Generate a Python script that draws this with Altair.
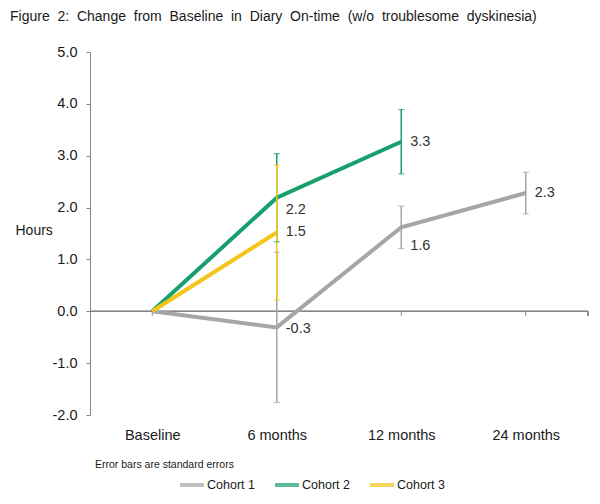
import altair as alt
import pandas as pd

title_text = "Figure 2:  Change from Baseline in Diary On-time (w/o troublesome dyskinesia)"
note_text = "Error bars are standard errors"
categories = ["Baseline", "6 months", "12 months", "24 months"]
cohorts = ["Cohort 1", "Cohort 2", "Cohort 3"]
c1_mean = [0.0, -0.31, 1.62, 2.28]
c1_se = [None, 1.45, 0.41, 0.40]
c2_mean = [0.0, 2.19, 3.27]
c2_se = [None, 0.85, 0.62]
c3_mean = [0.0, 1.52]
c3_se = [None, 1.30]
y_ticks = [-2, -1, 0, 1, 2, 3, 4, 5]
colors = ["#A6A6A6", "#17A06B", "#F3C41A"]

rows = []
for name, means, ses in zip(cohorts, [c1_mean, c2_mean, c3_mean], [c1_se, c2_se, c3_se]):
    for i, (m, s) in enumerate(zip(means, ses)):
        rows.append({
            "cohort": name,
            "time": categories[i],
            "idx": i,
            "mean": m,
            "lo": None if s is None else m - s,
            "hi": None if s is None else m + s,
            "label": "" if s is None else f"{m:.1f}",
        })
df = pd.DataFrame(rows)
ticks_df = pd.DataFrame({"time": categories})

# widen word gaps like the original typesetting
title_shown = title_text.replace("  ", " ").replace(" ", " \u00a0")

W, H = 498, 363
axis_gray = "#868686"
text_col = "#333333"
dark = "#1a1a1a"

xs = alt.X("time:N", sort=categories,
           scale=alt.Scale(type="point", padding=0.5, domain=categories),
           axis=alt.Axis(title=None, domain=False, ticks=False, labelAngle=0,
                         labelPadding=13, labelFontSize=14.5, labelColor=dark))
ys = alt.Y("mean:Q", scale=alt.Scale(domain=[-2, 5], nice=False, zero=False),
           axis=alt.Axis(values=y_ticks, format=".1f",
                         labelExpr="replace(datum.label, '\u2212', '-')",
                         grid=False, domainColor=axis_gray,
                         tickColor=axis_gray, tickSize=4, labelPadding=9,
                         labelFontSize=14.5, labelColor=dark,
                         title="Hours", titleAngle=0, titleX=-75, titleY=178,
                         titleAlign="left", titleBaseline="middle",
                         titleFontWeight="normal", titleFontSize=14, titleColor=dark))
col = alt.Color("cohort:N", scale=alt.Scale(domain=cohorts, range=colors),
                legend=alt.Legend(title=None, orient="none", legendX=88, legendY=419,
                                  direction="horizontal", symbolType="stroke",
                                  symbolStrokeWidth=4, symbolSize=576, labelOffset=1,
                                  columnPadding=12, labelFontSize=12.5, labelColor=dark))

base = alt.Chart(df)

zero_line = alt.Chart(ticks_df).mark_rule(color=axis_gray, strokeWidth=1).encode(
    x=alt.value(0), x2=alt.value(W), y=alt.datum(0))
cat_ticks = alt.Chart(ticks_df).mark_rule(color=axis_gray, strokeWidth=1).encode(
    x=xs, y=alt.datum(0), y2=alt.datum(-0.09))
end_tick = alt.Chart(ticks_df).mark_rule(color=axis_gray, strokeWidth=1).encode(
    x=alt.value(W), y=alt.datum(0), y2=alt.datum(-0.09))

err = base.transform_filter("datum.lo != null").mark_rule(strokeWidth=1.5).encode(
    x=xs, y="lo:Q", y2="hi:Q", color=col)
cap_lo = base.transform_filter("datum.lo != null").mark_tick(size=6, thickness=1.2).encode(
    x=xs, y="lo:Q", color=col)
cap_hi = base.transform_filter("datum.lo != null").mark_tick(size=6, thickness=1.2).encode(
    x=xs, y="hi:Q", color=col)

lines = base.mark_line(strokeWidth=4).encode(
    x=xs, y=ys, color=col, order=alt.Order("idx:Q", sort="ascending"))

def lbl(filter_expr, dy):
    return base.transform_filter(filter_expr).mark_text(
        align="left", baseline="middle", dx=9, dy=dy, fontSize=14.5, color=text_col
    ).encode(x=xs, y="mean:Q", text="label:N")

labels_right = lbl("datum.label == '1.5' || datum.label == '3.3' || datum.label == '2.3'", 0)
labels_neg = lbl("datum.label == '-0.3'", 2)
labels_22 = lbl("datum.label == '2.2'", 12)
labels_16 = lbl("datum.label == '1.6'", 19)

note = alt.Chart(pd.DataFrame({"t": [note_text]})).mark_text(
    align="left", baseline="middle", fontSize=10.5, color=dark).encode(
    x=alt.value(5), y=alt.value(413), text="t:N")

chart = alt.layer(
    zero_line, cat_ticks, end_tick, lines, err, cap_lo, cap_hi,
    labels_right, labels_neg, labels_22, labels_16, note
).properties(
    width=W, height=H,
    title=alt.Title(title_shown, anchor="start", frame="group", dx=-80, fontSize=14,
                    fontWeight="normal", color=dark, offset=20, limit=580),
    autosize=alt.AutoSizeParams(type="none"),
    padding={"left": 82, "top": 44, "right": 4, "bottom": 88},
).configure(font="Liberation Sans").configure_view(stroke=None)

chart.save("out.html", embed_options={"renderer": "svg", "actions": False})
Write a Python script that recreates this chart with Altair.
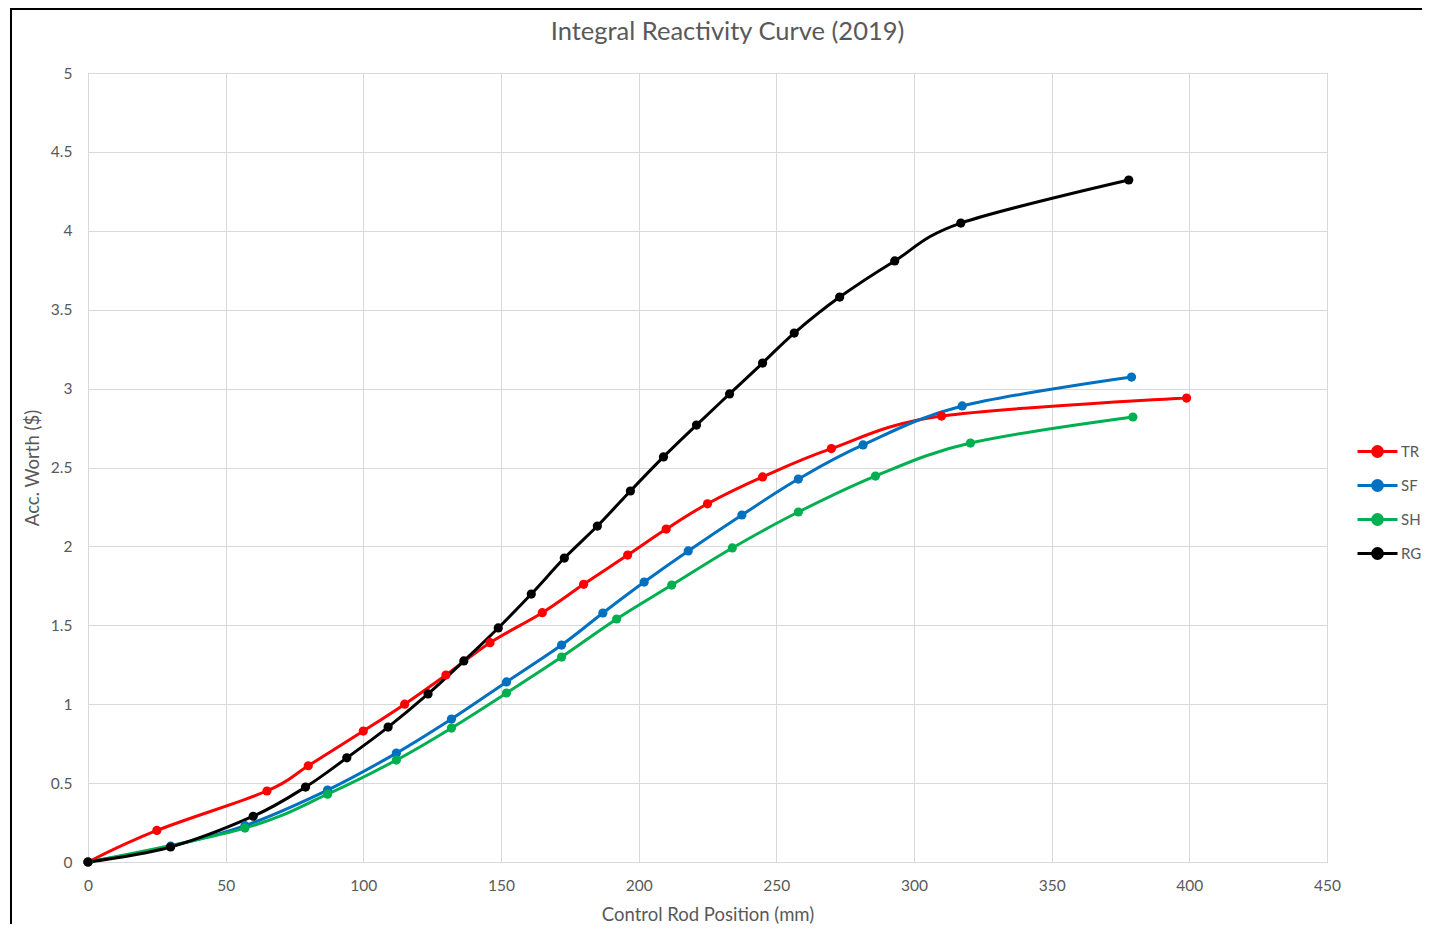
import altair as alt
import pandas as pd

chart_title = "Integral Reactivity Curve (2019)"
series_names = ["TR", "SF", "SH", "RG"]
series_colors = ["#FF0000", "#0070C0", "#00B050", "#000000"]

TR_x = [0, 25, 65, 80, 100, 115, 130, 146, 165, 180, 196, 210, 225, 245, 270, 310, 399]
TR_y = [0, 0.20, 0.45, 0.61, 0.83, 1.00, 1.185, 1.39, 1.58, 1.76, 1.945, 2.11, 2.27, 2.44, 2.62, 2.826, 2.94]

SF_x = [0, 30, 57, 87, 112, 132, 152, 172, 187, 202, 218, 237.5, 258, 281.5, 317.5, 379]
SF_y = [0, 0.10, 0.23, 0.456, 0.69, 0.906, 1.141, 1.375, 1.578, 1.774, 1.971, 2.199, 2.427, 2.643, 2.89, 3.073]

SH_x = [0, 57, 87, 112, 132, 152, 172, 192, 212, 234, 258, 286, 320.5, 379.5]
SH_y = [0, 0.215, 0.43, 0.646, 0.849, 1.071, 1.299, 1.54, 1.755, 1.99, 2.218, 2.446, 2.655, 2.82]

RG_x = [0, 30, 60, 79, 94, 109, 123.5, 136.5, 149, 161, 173, 185, 197, 209, 221, 233, 245, 256.5, 273, 293, 317, 378]
RG_y = [0, 0.095, 0.29, 0.475, 0.66, 0.855, 1.065, 1.274, 1.483, 1.698, 1.926, 2.129, 2.351, 2.567, 2.769, 2.966, 3.162, 3.352, 3.58, 3.809, 4.049, 4.322]

rows = []
for name, xs, ys in [("TR", TR_x, TR_y), ("SF", SF_x, SF_y), ("SH", SH_x, SH_y), ("RG", RG_x, RG_y)]:
    for i, (x, y) in enumerate(zip(xs, ys)):
        rows.append({"series": name, "pos": x, "worth": y, "idx": i, "ord": series_names.index(name)})
df = pd.DataFrame(rows)

W, H = 1239, 789
FONT = "Lato"
GRAY = "#595959"

legend_symbol = (
    "M-1,0 L1,0 "
    "M-0.25,0 A0.25,0.25 0 1,1 0.25,0 A0.25,0.25 0 1,1 -0.25,0 "
    "M-0.16,0 A0.16,0.16 0 1,1 0.16,0 A0.16,0.16 0 1,1 -0.16,0 "
    "M-0.08,0 A0.08,0.08 0 1,1 0.08,0 A0.08,0.08 0 1,1 -0.08,0"
)

color = alt.Color(
    "series:N",
    scale=alt.Scale(domain=series_names, range=series_colors),
    sort=series_names,
    legend=alt.Legend(
        title=None,
        orient="none",
        legendX=1268,
        legendY=357,
        symbolType=legend_symbol,
        symbolSize=1600,
        symbolStrokeWidth=2.8,
        labelFontSize=15,
        labelFont=FONT,
        labelColor=GRAY,
        labelOffset=2,
        rowPadding=1,
    ),
)

x_enc = alt.X(
    "pos:Q",
    scale=alt.Scale(domain=[0, 450], nice=False),
    axis=alt.Axis(
        title="Control Rod Position (mm)",
        values=list(range(0, 451, 50)),
        ticks=False,
        domain=False,
        grid=True,
        gridColor="#d9d9d9",
        labelFlush=False,
        labelPadding=16,
        labelFontSize=15.5,
        labelColor=GRAY,
        labelFont=FONT,
        titleFont=FONT,
        titleFontSize=18.5,
        titleFontWeight="normal",
        titleColor=GRAY,
        titlePadding=12,
    ),
)
y_enc = alt.Y(
    "worth:Q",
    scale=alt.Scale(domain=[0, 5], nice=False),
    axis=alt.Axis(
        title="Acc. Worth ($)",
        values=[0, 0.5, 1, 1.5, 2, 2.5, 3, 3.5, 4, 4.5, 5],
        format="~g",
        ticks=False,
        domain=False,
        grid=True,
        gridColor="#d9d9d9",
        labelFlush=False,
        labelPadding=16,
        labelFontSize=15.5,
        labelColor=GRAY,
        labelFont=FONT,
        titleFont=FONT,
        titleFontSize=18.5,
        titleFontWeight="normal",
        titleColor=GRAY,
        titlePadding=8,
    ),
)

lines = alt.Chart(df).mark_line(interpolate="cardinal", strokeWidth=3).encode(
    x=x_enc, y=y_enc, color=color, order="idx:Q", detail="series:N"
)
points = alt.Chart(df).mark_circle(size=85, opacity=1).encode(
    x="pos:Q", y="worth:Q",
    color=alt.Color("series:N", scale=alt.Scale(domain=series_names, range=series_colors), legend=None),
    order="ord:Q",
)

frame = alt.Chart(pd.DataFrame({"k": [0]})).mark_rect(
    fill=None, stroke="#000000", strokeWidth=2, clip=False
).encode(
    x=alt.value(-77), x2=alt.value(W + 300), y=alt.value(-64), y2=alt.value(H + 300)
)

title_mark = alt.Chart(pd.DataFrame({"t": [chart_title]})).mark_text(
    font=FONT, fontSize=25.5, color=GRAY, align="center", baseline="middle", clip=False
).encode(
    text="t:N", x=alt.value(W / 2 + 20), y=alt.value(-41)
)

chart = alt.layer(frame, lines, points, title_mark).properties(
    width=W,
    height=H,
    autosize=alt.AutoSizeParams(type="none"),
    padding={"left": 80, "top": 65, "right": 95, "bottom": 62},
).configure_view(stroke=None).configure(background="white")

chart.save("out.html", embed_options={"renderer": "svg", "actions": False})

____

[PROBLEM DETAILS] Out of the material above, select every line that holds the string "with".

[RESULT BELOW]
Generate a Python script that draws this with Altair.
Write a Python script that recreates this chart with Altair.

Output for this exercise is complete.